Tyon Grant-Foster, KU basketball reject NDSU upset bid 65-61
LAWRENCE — A 24½-point underdog in Saturday's game at Allen Fieldhouse, North Dakota State nevertheless pushed No. 7-ranked Kansas basketball to the brink.
A KU reserve rejected the Bison’s upset bid — in more ways than one.
Tyon Grant-Foster, a first-year Jayhawk who had just barely averaged double-figure minutes across the season’s first four games, played 22 off the bench in Game 5 and tallied 8 points, 8 rebounds, 2 blocks and 2 steals in his team’s 65-61 victory. The 6-foot-7, 190-pound former junior college standout was most brilliant in crunch time, scoring the go-ahead bucket and flying in for a game-sealing block in the final 90 seconds.
“Tyon was great, great, great down the stretch,” said KU coach Bill Self. “I was really happy for him because he hasn’t had many opportunities yet.”
KU (4-1) more than labored offensively in what was its fifth game in 10 days.
The Bison (0-4) held a one-point lead, 61-60, with 1:38 left to play. It was Grant-Foster who, out of that break in the action, put the home squad in front with the kind of hard-nosed layup that had proven elusive to that point for the Jayhawks — KU shot just 31% in a second half that saw North Dakota State block four shots.
“Special,” Self said of Grant-Foster’s one-on-one, go-ahead bucket.
“Really I just saw the gap there and I was like, Coach (Self) is always (saying), ‘Be aggressive,’ in the back of my head, so I was like, why not,” Grant-Foster said. “I mean, in practice I’m always aggressive too. I just saw an opening in there and I took it.”
Grant-Foster drew an offensive foul on the Bison’s next trip down the court, and the teams traded an empty possession apiece until Christian Braun’s pair of free throws put the Jayhawks up 64-61 with 29.3 seconds left. North Dakota State’s Sam Griesel got by Braun and into the paint on his team’s next possession, but that’s when Grant-Foster soared into the frame, emphatically rejecting the shot and sending the ball into the waiting arms of teammate Ochai Agbaji with 12 seconds remaining.

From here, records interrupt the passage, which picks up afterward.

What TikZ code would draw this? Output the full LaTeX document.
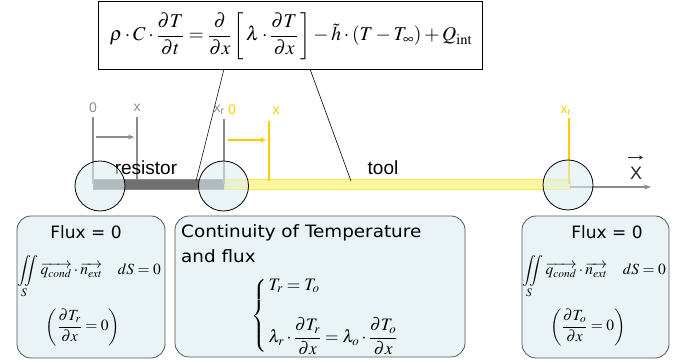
\documentclass[tikz,border=0pt]{standalone}
\usepackage{amsmath}
\usepackage{mathptmx}
\usepackage[no-math]{fontspec}
\setmainfont{Liberation Sans}
\newfontfamily\dejavu{DejaVu Sans}
\newfontfamily\dejawide[FakeStretch=1.08]{DejaVu Sans}
\usetikzlibrary{arrows.meta}
\definecolor{grayline}{HTML}{8C8C8C}
\definecolor{goldline}{HTML}{FFCC00}
\definecolor{barfill}{HTML}{FFF7A0}
\definecolor{barborder}{HTML}{FFE640}
\definecolor{resfill}{HTML}{707070}
\definecolor{circfill}{HTML}{DDEDF2}
\definecolor{boxfill}{HTML}{EAF4F6}
\definecolor{boxborder}{HTML}{555555}
\tikzset{
  lab/.style={font=\fontsize{14}{15}\selectfont, inner sep=0pt},
  big/.style={font=\fontsize{19}{21}\selectfont, inner sep=0pt},
  joint/.style={circle, minimum size=50pt, inner sep=0pt, draw=black, line width=0.8pt, fill=circfill, fill opacity=0.6},
  infobox/.style={draw=boxborder, line width=0.8pt, fill=boxfill, rounded corners=14pt, inner sep=0pt},
  flux/.style={font=\dejavu\fontsize{17}{19}\selectfont, inner sep=0pt},
  eqs/.style={font=\fontsize{15.5}{17}\selectfont, inner sep=0pt},
  gtick/.style={grayline, line width=1.8pt},
  ytick/.style={goldline, line width=1.8pt},
}
\begin{document}
\begin{tikzpicture}[x=1pt,y=-1pt]
\useasboundingbox (0,0) rectangle (689,363);
% top equation
\node[draw=black, line width=0.8pt, fill=white, minimum width=384pt, minimum height=68pt, inner sep=0pt] (eqbox) at (290,35) {};
\node[font=\fontsize{19.6}{21}\selectfont, inner sep=0pt] (eq) at (291,36)
 {$\displaystyle \rho\cdot C\cdot\frac{\partial T}{\partial t}=\frac{\partial}{\partial x}\left[\,\lambda\cdot\frac{\partial T}{\partial x}\,\right]-\tilde{h}\cdot(T-T_{\infty})+Q_{\mathrm{int}}$};
\coordinate (p1) at (224,69);
\coordinate (p2) at (310,69);
\coordinate (q1) at (196,181);
\coordinate (q2) at (351,181);
% bars
\draw[fill=resfill, draw=grayline, line width=0.6pt] (93,179) rectangle (224,189);
\draw[fill=barfill, draw=barborder, line width=0.8pt] (224,179) rectangle (570,189);
\draw[grayline, line width=1.6pt, -{Stealth[length=7pt,width=5pt]}] (570,187) -- (651,187);
\node[font=\fontsize{18}{20}\selectfont, inner sep=0pt, text=black!85] (X) at (636,173) {X};
\draw[black!85, line width=1pt, -{Stealth[length=4pt,width=4pt]}] (628,157.5) -- (643,157.5);
% connectors from equation
\draw[black, line width=0.6pt] (p1) -- (q1);
\draw[black, line width=0.6pt] (p2) -- (q2);
% ticks
\draw[gtick] (93,117) -- (93,184);
\draw[gtick] (137,117) -- (137,180);
\draw[gtick] (224,119) -- (224,184);
\draw[grayline, line width=1.4pt, -{Stealth[length=6pt,width=5pt]}] (96,137) -- (134,137);
\draw[ytick] (269,121) -- (269,181);
\draw[goldline, line width=1.4pt, -{Stealth[length=6pt,width=5pt]}] (228,140) -- (266,140);
\draw[ytick] (569,118) -- (569,184);
% labels
\node[lab, text=grayline] (l0) at (93,108) {0};
\node[lab, text=grayline] (lx) at (137,108) {x};
\node[lab, text=grayline] (lxr) at (219,110) {x\textsubscript{r}};
\node[lab, text=goldline] (y0) at (232,110) {0};
\node[lab, text=goldline] (yx) at (276,111) {x};
\node[lab, text=goldline] (yxr) at (566,111) {x\textsubscript{r}};
\node[big, anchor=base] (res) at (146,175) {resistor};
\node[big, anchor=base] (tool) at (383,175) {tool};
% joints
\node[joint] (c1) at (100,186) {};
\node[joint] (c2) at (223.5,186) {};
\node[joint] (c3) at (568,185) {};
% boxes
\node[infobox, minimum width=148pt, minimum height=142pt] (b1) at (91,287) {};
\node[infobox, minimum width=290pt, minimum height=141pt] (b2) at (320,286.5) {};
\node[infobox, minimum width=147pt, minimum height=142pt] (b3) at (595.5,287) {};
% box 1
\node[flux] (f1) at (86,232.5) {Flux = 0};
\node[eqs] (i1) at (89,277) {$\displaystyle\iint\limits_{S}\overrightarrow{q_{cond}}\cdot\overrightarrow{n_{ext}}\quad dS=0$};
\node[eqs] (d1) at (83,327) {$\displaystyle\left(\frac{\partial T_{r}}{\partial x}=0\right)$};
% box 2
\node[inner sep=0pt, anchor=north west, align=left, font=\dejawide\fontsize{17}{25}\selectfont] (ct) at (181,224) {Continuity of Temperature\\and flux};
\node[eqs, anchor=west, font=\fontsize{17.5}{19}\selectfont] (sys) at (251,316) {$\left\{\begin{array}{@{\,}l}T_{r}=T_{o}\\[22pt]\displaystyle\lambda_{r}\cdot\frac{\partial T_{r}}{\partial x}=\lambda_{o}\cdot\frac{\partial T_{o}}{\partial x}\end{array}\right.$};
% box 3
\node[flux] (f3) at (607,232.5) {Flux = 0};
\node[eqs] (i3) at (594,277) {$\displaystyle\iint\limits_{S}\overrightarrow{q_{cond}}\cdot\overrightarrow{n_{ext}}\quad dS=0$};
\node[eqs] (d3) at (588,327) {$\displaystyle\left(\frac{\partial T_{o}}{\partial x}=0\right)$};
\end{tikzpicture}
\end{document}
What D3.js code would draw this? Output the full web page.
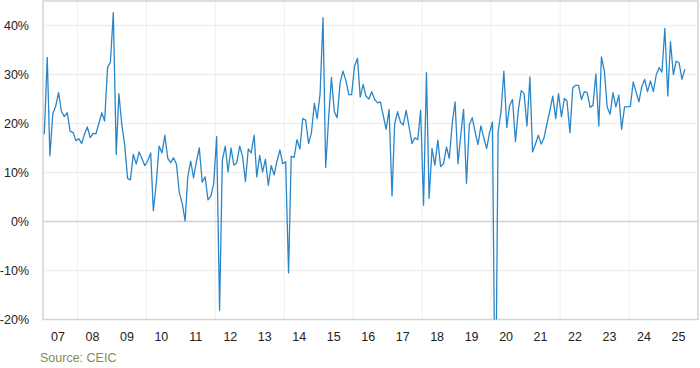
<!DOCTYPE html>
<html>
<head>
<meta charset="utf-8">
<script src="https://cdn.jsdelivr.net/npm/d3@7"></script>
<style>
  html, body { margin: 0; padding: 0; background: #fff; }
  svg { display: block; }
  text { font-family: "Liberation Sans", Arial, Helvetica, sans-serif; }
</style>
</head>
<body>
<svg id="chart" width="700" height="368"></svg>
<script>
// ---- data (monthly, % y/y), first month Jan 2007 ----
const startYear = 2007;
const startMonth = 0; // January
const values = [
  17.8, 33.5, 13.4, 22.0, 23.5, 26.3, 22.5, 21.4, 22.2, 18.4, 18.2, 16.5,   // 2007
  16.9, 15.9, 17.8, 19.3, 17.1, 18.0, 17.9, 20.0, 22.2, 20.5, 31.4, 32.5,   // 2008
  42.6, 13.7, 26.1, 19.7, 15.8, 8.8, 8.5, 13.7, 11.7, 14.2, 12.8, 11.4,     // 2009
  12.4, 14.0, 2.2, 7.8, 15.4, 14.0, 17.6, 12.9, 12.0, 13.0, 11.7, 5.9,      // 2010
  3.7, 0.1, 9.1, 12.3, 8.9, 12.3, 15.0, 8.0, 9.1, 4.4, 5.2, 7.8,            // 2011
  17.3, -18.1, 12.5, 15.4, 10.1, 15.0, 11.5, 12.0, 15.4, 13.3, 8.2, 14.8,   // 2012
  14.0, 17.6, 9.1, 13.5, 10.1, 12.7, 7.4, 11.4, 9.5, 12.3, 14.6, 11.8,      // 2013
  12.2, -10.5, 13.3, 13.1, 16.7, 14.8, 21.0, 20.7, 15.9, 18.1, 24.1, 21.0,  // 2014
  26.1, 41.6, 11.0, 21.0, 29.4, 22.4, 21.2, 28.3, 30.7, 28.8, 25.9, 25.9,   // 2015
  31.7, 33.3, 25.4, 28.0, 25.6, 25.0, 26.5, 24.9, 24.2, 24.4, 21.5, 18.8,   // 2016
  22.9, 5.2, 19.9, 22.4, 20.3, 19.7, 22.7, 19.3, 15.9, 17.1, 16.7, 22.7,    // 2017
  3.3, 30.4, 4.7, 14.9, 11.5, 16.6, 11.2, 11.8, 15.2, 12.9, 20.0, 24.4,     // 2018
  11.8, 18.0, 22.9, 7.8, 19.7, 21.2, 18.3, 15.7, 19.5, 17.1, 14.9, 18.1,    // 2019
  20.3, -45.0, 18.3, 22.4, 30.7, 19.2, 23.7, 24.9, 16.3, 22.7, 26.7, 26.1,  // 2020
  19.5, 29.5, 14.2, 15.8, 17.6, 15.8, 17.1, 20.0, 22.7, 25.6, 21.0, 26.1,   // 2021
  21.4, 25.1, 24.6, 18.1, 27.3, 27.8, 27.8, 24.9, 26.5, 26.3, 23.3, 23.7,   // 2022
  30.1, 19.5, 33.6, 30.7, 23.3, 21.9, 26.3, 23.4, 25.8, 18.8, 23.4, 23.4,   // 2023
  23.5, 28.5, 26.5, 24.4, 27.5, 29.0, 26.5, 28.7, 26.5, 29.9, 31.4, 30.5,   // 2024
  39.4, 25.6, 36.7, 30.0, 32.7, 32.4, 29.0, 31.1                            // 2025
];
const yTicks = [-20, -10, 0, 10, 20, 30, 40];
const yearLabels = ["07","08","09","10","11","12","13","14","15","16","17","18","19","20","21","22","23","24","25"];
const gridYears = [2008, 2010, 2012, 2014, 2016, 2018, 2020, 2022, 2024];
const sourceText = "Source: CEIC";

// ---- layout ----
const svg = d3.select("#chart");
const pLeft = 43, pRight = 698, pTop = 1, pBottom = 319.5;

const data = values.map((v, i) => ({ date: new Date(startYear, startMonth + i, 15), v }));

const x = d3.scaleTime()
  .domain([new Date(2007, 0, 1), new Date(2026, 0, 1)])
  .range([pLeft, pRight]);
const y = d3.scaleLinear().domain([-20, 45]).range([pBottom, pTop]);

// clip
svg.append("defs").append("clipPath").attr("id", "clip")
  .append("rect").attr("x", pLeft).attr("y", pTop).attr("width", pRight - pLeft).attr("height", pBottom - pTop);

// horizontal grid
svg.append("g").selectAll("line").data(yTicks.filter(t => t !== 0 && t !== -20)).join("line")
  .attr("x1", pLeft).attr("x2", pRight)
  .attr("y1", d => y(d)).attr("y2", d => y(d))
  .attr("stroke", "#efefef").attr("stroke-width", 1.5);

// vertical grid
svg.append("g").selectAll("line").data(gridYears).join("line")
  .attr("x1", d => x(new Date(d, 0, 1))).attr("x2", d => x(new Date(d, 0, 1)))
  .attr("y1", pTop).attr("y2", pBottom)
  .attr("stroke", "#efefef").attr("stroke-width", 1);

// zero line
svg.append("line")
  .attr("x1", pLeft).attr("x2", pRight).attr("y1", y(0)).attr("y2", y(0))
  .attr("stroke", "#d0d0d0").attr("stroke-width", 1.5);

// frame
svg.append("rect")
  .attr("x", pLeft).attr("y", pTop).attr("width", pRight - pLeft).attr("height", pBottom - pTop)
  .attr("fill", "none").attr("stroke", "#d4d4d4").attr("stroke-width", 1.5);

// line
const line = d3.line().x(d => x(d.date)).y(d => y(d.v));
svg.append("path")
  .datum(data)
  .attr("clip-path", "url(#clip)")
  .attr("d", line)
  .attr("fill", "none")
  .attr("stroke", "#2a86c8")
  .attr("stroke-width", 1.3)
  .attr("stroke-linejoin", "round");

// y labels
svg.append("g").selectAll("text").data(yTicks).join("text")
  .attr("x", 29).attr("y", d => y(d))
  .attr("dy", "0.35em")
  .attr("text-anchor", "end")
  .attr("font-size", 12.5)
  .attr("fill", "#222")
  .text(d => d + "%");

// x labels
svg.append("g").selectAll("text").data(yearLabels).join("text")
  .attr("x", (d, i) => x(new Date(startYear + i, 5, 8)))
  .attr("y", 341)
  .attr("text-anchor", "middle")
  .attr("font-size", 12.5)
  .attr("fill", "#222")
  .text(d => d);

// source
svg.append("text")
  .attr("x", 40).attr("y", 362)
  .attr("font-size", 12.5)
  .attr("fill", "#8a8a4e")
  .text(sourceText);
</script>
</body>
</html>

“I knew (Grisel) was going to shoot it,” Grant-Foster said. “Once he (made his move) I knew he wasn’t going to see me come and go because he had turned his back to me, so I knew he was going to think I was staying out there. And I love blocking shots, so I knew I was going to go get it.”
Agbaji converted a free throw to make it a two-possession game, and Jaxon Knotek and Jarius Cook missed 3s as time ran out on the Bison’s upset bid.
As he described Grant-Foster’s block from his vantage point, Agbaji smiled.
“I saw him come out of nowhere and the ball just got swatted out there,” Agbaji said. “It was a great play.”
Grant-Foster said he and Self had multiple conversations in the prior 48 hours where the pair discussed what the junior guard needs to do moving forward for an expanded role. Not-so-coincidentally, each of those goals — play hard, rebound, defend and don’t let the ball stick offensively — materialized Saturday.
“When I first got here I wasn’t really used to the defensive stuff they did, so me trying to learn everything on top of trying to play my game was just harder,” said Grant-Foster, who transferred to KU this past offseason from Indian Hills (Iowa) Community College. “So now me focusing on defense, it makes me even more comfortable in the game because I know if I do those things and I mess up on offense I’m still going to stay in the game.”
Jalen Wilson paced KU in both scoring (14 points) and rebounding (15), with the Jayhawks deploying their all-small lineup for the game's final 17 minutes. Agbaji had 13 points to round out the double-figure scorers for KU, which shot 38.7% from the floor and hit just 4 of 15 tries from beyond the arc.
“I thought we grinded great,” Self said. “I thought situationally we played really well down the stretch. I thought we competed hard. We hadn’t had a lot of guys making a lot of offensive plays but Jalen made a couple.”
Tyree Eady scored a team-high 14 points for the Bison, who were held without a made field goal across the final 4:55. North Dakota State missed its last nine shot attempts.
“It was good for us to go against a team that played that well,” Self said. “I bet you they scored 15 to 20 points in the last seven seconds of the shot clock and probably 12 to 15 with less than two to three seconds left on the shot clock. So our defense was pretty good; we just didn’t close out some possessions and they made some hard shots.”
KU will next welcome No. 9 Creighton — and, for the first time at Allen Fieldhouse this season, at least 2,500 fans — for a 4 p.m. Tuesday matchup. Before that, though, the Jayhawks allowed themselves to enjoy Saturday, both Grant-Foster’s big step forward and the avoidance of a once-in-a-decade-type home upset.
“There were some good things about the win today that we’ll look back (on),” Self said, “and probably be a much better team for it.”